Remembering the username and password becomes an unnecessary hurdle to adoption. Teachers kept forgetting their account information, found it hard to connect to a network or got frustrated when the network was poor, and data did not sync or download properly. All these small things pile up and create a barrier to adoption. However, the WhatsApp-inspired easy-to-use user interface of our Tech Tool has helped even more senior and less tech savvy teachers easily navigate the app once logged in.

  1. Incentives, prompts, and peer support may help uptake

Teachers are likely to be hardwired to do only what is necessary to get the task at hand done. For example, during beta testing when teachers found out that they are only required to enter the diagnostic results for the app to sort students, they only entered diagnostic data and skipped checking off completed lesson plans and entering scores from quizzes. They would just check quizzes and do manual grouping for revision lessons, which took time. So, we added the ‘revision peer group formation’ feature in the app as an incentive to enter quiz results.

Similarly, we observed that teachers were only opening the app to enter required testing data and were not using other materials (lesson plans, training materials) in the tech app. We have now added visual prompts such as the watch videos instruction in red font as shown in the photo. This serves as an additional incentive for teachers to open the lesson plan module, despite having physical copies of the lesson plans.

Ultimately, most teachers understood the value of our tool. Some teachers who did not have personal smartphones at the time of training had even decided to purchase devices just to be able to use the tool.
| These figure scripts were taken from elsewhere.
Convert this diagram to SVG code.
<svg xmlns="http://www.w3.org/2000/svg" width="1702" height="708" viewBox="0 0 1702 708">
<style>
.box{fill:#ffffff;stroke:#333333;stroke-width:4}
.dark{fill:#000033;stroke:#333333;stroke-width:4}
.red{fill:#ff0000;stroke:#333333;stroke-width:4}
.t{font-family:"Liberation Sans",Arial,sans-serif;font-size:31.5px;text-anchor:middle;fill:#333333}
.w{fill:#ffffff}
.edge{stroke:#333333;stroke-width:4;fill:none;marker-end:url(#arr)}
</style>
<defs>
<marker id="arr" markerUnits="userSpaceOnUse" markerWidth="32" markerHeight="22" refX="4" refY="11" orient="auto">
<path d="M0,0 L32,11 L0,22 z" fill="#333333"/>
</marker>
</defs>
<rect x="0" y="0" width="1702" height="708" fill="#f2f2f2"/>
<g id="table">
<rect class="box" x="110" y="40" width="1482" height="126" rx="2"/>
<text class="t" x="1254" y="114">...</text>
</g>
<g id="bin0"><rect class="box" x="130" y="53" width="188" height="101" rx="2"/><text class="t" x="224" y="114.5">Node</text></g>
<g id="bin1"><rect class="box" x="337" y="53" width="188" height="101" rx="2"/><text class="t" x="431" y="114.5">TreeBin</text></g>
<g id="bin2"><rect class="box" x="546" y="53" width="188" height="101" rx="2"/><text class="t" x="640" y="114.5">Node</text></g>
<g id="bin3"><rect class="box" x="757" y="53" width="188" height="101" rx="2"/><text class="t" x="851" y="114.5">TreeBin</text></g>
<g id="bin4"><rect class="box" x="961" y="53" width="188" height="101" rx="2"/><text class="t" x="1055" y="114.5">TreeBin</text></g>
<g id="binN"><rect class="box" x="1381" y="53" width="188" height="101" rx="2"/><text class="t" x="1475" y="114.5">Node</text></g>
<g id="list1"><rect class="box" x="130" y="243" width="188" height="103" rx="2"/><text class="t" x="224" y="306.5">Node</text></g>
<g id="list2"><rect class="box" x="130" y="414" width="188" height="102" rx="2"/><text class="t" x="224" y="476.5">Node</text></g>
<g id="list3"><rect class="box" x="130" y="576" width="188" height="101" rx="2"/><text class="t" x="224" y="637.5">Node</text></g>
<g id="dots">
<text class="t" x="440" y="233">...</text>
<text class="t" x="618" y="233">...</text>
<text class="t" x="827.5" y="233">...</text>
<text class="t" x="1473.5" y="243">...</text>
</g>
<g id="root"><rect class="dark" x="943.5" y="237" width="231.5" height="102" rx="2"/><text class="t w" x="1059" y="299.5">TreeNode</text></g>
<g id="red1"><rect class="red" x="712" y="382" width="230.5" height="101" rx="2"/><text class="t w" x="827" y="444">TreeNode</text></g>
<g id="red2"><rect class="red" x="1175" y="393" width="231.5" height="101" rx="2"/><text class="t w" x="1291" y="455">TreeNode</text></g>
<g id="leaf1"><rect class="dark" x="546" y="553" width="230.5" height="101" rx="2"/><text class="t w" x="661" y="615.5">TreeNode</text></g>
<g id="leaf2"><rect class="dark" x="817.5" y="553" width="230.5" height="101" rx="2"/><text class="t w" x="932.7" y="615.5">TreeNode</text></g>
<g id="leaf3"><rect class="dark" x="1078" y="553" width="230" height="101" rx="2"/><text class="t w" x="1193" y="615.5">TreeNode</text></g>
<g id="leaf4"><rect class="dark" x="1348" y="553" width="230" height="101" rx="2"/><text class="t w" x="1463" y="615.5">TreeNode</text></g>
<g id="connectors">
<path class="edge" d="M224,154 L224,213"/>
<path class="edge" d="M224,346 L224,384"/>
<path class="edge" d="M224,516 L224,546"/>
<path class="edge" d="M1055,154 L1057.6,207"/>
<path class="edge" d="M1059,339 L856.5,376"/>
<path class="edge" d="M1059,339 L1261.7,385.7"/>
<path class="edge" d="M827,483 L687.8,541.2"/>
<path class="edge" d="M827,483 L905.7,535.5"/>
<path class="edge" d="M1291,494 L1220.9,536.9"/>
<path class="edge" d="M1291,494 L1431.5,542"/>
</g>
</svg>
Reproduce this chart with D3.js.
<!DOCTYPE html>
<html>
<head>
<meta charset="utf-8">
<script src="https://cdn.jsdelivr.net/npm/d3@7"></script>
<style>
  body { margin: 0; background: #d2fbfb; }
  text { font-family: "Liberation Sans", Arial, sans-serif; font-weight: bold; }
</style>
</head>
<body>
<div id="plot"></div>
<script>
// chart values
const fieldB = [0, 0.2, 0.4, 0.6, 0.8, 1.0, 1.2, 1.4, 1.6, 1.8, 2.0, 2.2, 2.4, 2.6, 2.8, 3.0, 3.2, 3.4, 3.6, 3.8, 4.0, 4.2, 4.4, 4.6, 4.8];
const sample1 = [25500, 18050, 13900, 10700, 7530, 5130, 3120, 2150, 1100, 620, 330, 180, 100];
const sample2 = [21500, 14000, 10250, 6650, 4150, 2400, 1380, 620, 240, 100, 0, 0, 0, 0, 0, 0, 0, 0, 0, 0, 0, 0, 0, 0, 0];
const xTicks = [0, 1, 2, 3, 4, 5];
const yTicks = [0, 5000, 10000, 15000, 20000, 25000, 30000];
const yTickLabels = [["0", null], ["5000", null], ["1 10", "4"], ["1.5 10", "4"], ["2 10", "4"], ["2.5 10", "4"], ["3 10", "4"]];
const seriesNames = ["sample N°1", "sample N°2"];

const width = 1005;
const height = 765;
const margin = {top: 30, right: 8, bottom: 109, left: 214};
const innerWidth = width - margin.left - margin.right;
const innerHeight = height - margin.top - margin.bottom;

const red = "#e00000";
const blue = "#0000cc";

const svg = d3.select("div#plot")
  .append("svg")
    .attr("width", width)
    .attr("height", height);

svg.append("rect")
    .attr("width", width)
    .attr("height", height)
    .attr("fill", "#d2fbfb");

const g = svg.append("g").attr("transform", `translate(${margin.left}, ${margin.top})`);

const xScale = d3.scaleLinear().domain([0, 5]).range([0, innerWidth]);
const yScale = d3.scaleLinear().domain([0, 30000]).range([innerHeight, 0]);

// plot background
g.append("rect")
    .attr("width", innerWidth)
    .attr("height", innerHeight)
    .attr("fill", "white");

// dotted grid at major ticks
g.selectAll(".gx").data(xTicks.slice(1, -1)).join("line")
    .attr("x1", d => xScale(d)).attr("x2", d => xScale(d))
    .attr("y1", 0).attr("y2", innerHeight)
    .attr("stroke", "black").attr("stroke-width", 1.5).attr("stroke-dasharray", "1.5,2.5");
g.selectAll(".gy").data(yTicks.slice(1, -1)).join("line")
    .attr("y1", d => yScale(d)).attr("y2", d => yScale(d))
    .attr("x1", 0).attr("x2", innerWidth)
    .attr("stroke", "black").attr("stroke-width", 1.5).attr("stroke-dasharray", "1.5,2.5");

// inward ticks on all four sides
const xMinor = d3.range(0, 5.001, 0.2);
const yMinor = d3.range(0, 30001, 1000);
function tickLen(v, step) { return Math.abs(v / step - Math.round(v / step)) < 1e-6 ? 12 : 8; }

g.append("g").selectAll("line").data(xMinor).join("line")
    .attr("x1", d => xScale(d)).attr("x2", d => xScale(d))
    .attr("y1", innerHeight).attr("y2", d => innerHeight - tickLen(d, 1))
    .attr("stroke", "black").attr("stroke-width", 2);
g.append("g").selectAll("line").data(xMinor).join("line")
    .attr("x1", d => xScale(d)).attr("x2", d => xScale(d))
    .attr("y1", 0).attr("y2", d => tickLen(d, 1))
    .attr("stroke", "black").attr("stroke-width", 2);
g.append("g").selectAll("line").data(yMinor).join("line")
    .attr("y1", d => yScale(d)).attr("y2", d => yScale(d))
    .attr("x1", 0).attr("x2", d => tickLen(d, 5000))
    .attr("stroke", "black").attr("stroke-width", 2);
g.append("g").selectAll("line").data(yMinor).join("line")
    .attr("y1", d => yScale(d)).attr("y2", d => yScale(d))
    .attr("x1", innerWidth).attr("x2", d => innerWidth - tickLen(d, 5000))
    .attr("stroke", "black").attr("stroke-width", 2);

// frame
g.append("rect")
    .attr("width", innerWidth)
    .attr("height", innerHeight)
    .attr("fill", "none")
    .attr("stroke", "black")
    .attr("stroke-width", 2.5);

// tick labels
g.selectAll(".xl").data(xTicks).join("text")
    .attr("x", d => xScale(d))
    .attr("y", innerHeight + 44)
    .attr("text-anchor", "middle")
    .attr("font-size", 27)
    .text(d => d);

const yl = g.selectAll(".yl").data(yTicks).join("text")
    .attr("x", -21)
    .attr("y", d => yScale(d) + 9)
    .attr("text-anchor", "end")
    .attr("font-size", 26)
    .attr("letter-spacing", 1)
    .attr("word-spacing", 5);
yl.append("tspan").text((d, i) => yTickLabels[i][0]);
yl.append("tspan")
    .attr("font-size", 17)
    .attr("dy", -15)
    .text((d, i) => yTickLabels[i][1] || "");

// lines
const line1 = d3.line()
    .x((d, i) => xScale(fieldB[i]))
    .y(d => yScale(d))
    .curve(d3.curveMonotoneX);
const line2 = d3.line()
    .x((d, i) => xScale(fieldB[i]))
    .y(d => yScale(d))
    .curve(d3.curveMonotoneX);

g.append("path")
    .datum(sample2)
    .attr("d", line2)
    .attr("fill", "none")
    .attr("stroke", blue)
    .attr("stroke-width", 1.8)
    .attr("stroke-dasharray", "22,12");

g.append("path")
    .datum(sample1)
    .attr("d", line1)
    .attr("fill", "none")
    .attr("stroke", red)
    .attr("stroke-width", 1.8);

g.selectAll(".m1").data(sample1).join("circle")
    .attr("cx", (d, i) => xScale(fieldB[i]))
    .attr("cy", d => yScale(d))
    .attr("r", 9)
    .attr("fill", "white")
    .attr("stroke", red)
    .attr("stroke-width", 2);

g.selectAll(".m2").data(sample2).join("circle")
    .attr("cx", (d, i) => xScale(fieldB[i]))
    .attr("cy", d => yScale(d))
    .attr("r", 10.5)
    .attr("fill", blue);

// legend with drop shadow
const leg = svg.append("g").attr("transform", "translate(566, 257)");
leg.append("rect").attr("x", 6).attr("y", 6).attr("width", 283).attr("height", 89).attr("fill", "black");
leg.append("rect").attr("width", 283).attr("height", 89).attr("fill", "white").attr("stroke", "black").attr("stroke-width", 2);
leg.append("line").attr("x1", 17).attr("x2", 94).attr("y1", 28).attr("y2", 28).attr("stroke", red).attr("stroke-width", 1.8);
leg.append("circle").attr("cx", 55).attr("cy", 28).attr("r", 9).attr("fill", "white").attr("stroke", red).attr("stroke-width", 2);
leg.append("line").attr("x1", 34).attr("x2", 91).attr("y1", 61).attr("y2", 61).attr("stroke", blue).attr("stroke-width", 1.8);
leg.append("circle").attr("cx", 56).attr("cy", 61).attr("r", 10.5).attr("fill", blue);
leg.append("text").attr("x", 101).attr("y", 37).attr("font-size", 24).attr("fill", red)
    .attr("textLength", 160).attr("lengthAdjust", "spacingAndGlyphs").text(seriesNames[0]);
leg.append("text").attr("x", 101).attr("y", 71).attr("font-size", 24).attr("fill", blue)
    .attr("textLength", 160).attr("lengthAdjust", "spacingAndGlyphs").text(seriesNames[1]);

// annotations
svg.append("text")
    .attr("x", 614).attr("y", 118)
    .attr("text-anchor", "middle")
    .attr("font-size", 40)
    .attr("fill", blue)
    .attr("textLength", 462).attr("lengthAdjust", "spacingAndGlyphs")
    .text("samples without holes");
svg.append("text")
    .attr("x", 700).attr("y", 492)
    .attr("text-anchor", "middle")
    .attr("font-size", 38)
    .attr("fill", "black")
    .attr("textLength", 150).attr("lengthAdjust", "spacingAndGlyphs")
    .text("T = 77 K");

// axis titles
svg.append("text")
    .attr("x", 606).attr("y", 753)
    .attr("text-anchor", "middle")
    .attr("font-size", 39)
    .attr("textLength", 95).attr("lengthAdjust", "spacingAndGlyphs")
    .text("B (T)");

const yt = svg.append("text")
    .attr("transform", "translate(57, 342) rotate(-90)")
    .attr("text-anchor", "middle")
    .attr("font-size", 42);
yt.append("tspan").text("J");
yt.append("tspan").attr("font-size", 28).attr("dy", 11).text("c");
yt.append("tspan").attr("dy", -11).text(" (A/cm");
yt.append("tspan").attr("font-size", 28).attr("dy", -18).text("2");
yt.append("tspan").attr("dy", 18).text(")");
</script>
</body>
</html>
Others, in the control group with no technology access, persistently reached out to gain access to the tool to conduct the diagnostic activity.

We realized that once the program is rolled out, teachers will still need some nudging to use the tech tool. So, we assigned one proactive teacher in each school as a ‘Tech Captain’ – someone who would make sure that teachers add data to the tech tool when they are required to do so as well as help resolve technology related issues such as helping with logging into the app or connecting to the Internet.

What’s next?

Once the TIP-KP program rolls out in August 2022, we expect to answer, with evidence, the following questions and more:

  • The actual teacher and school adoption rate of the tech tool.
  • Enablers and barriers to tech usage and how that may correlate with teacher and school demographics.
  • User data to make any modifications to the tool.
  • Impact of teacher tech usage on student learning outcomes

The evaluation of a version of this program in the Islamabad Capital Territory is supported by the EdTech Hub and zooms in on the role of technology in distributing content equitably, sustainably, and cost effectively. We expect to answer a broader series of questions even beyond technology uptake, including how empowering teachers and parents with information and guidance through technology can help their children improve their learning. We would like to thank all our collaborators for supporting these projects, including RISE, the World Bank, the EdTech Hub, and the Ministry of Federal Education and Professional Training.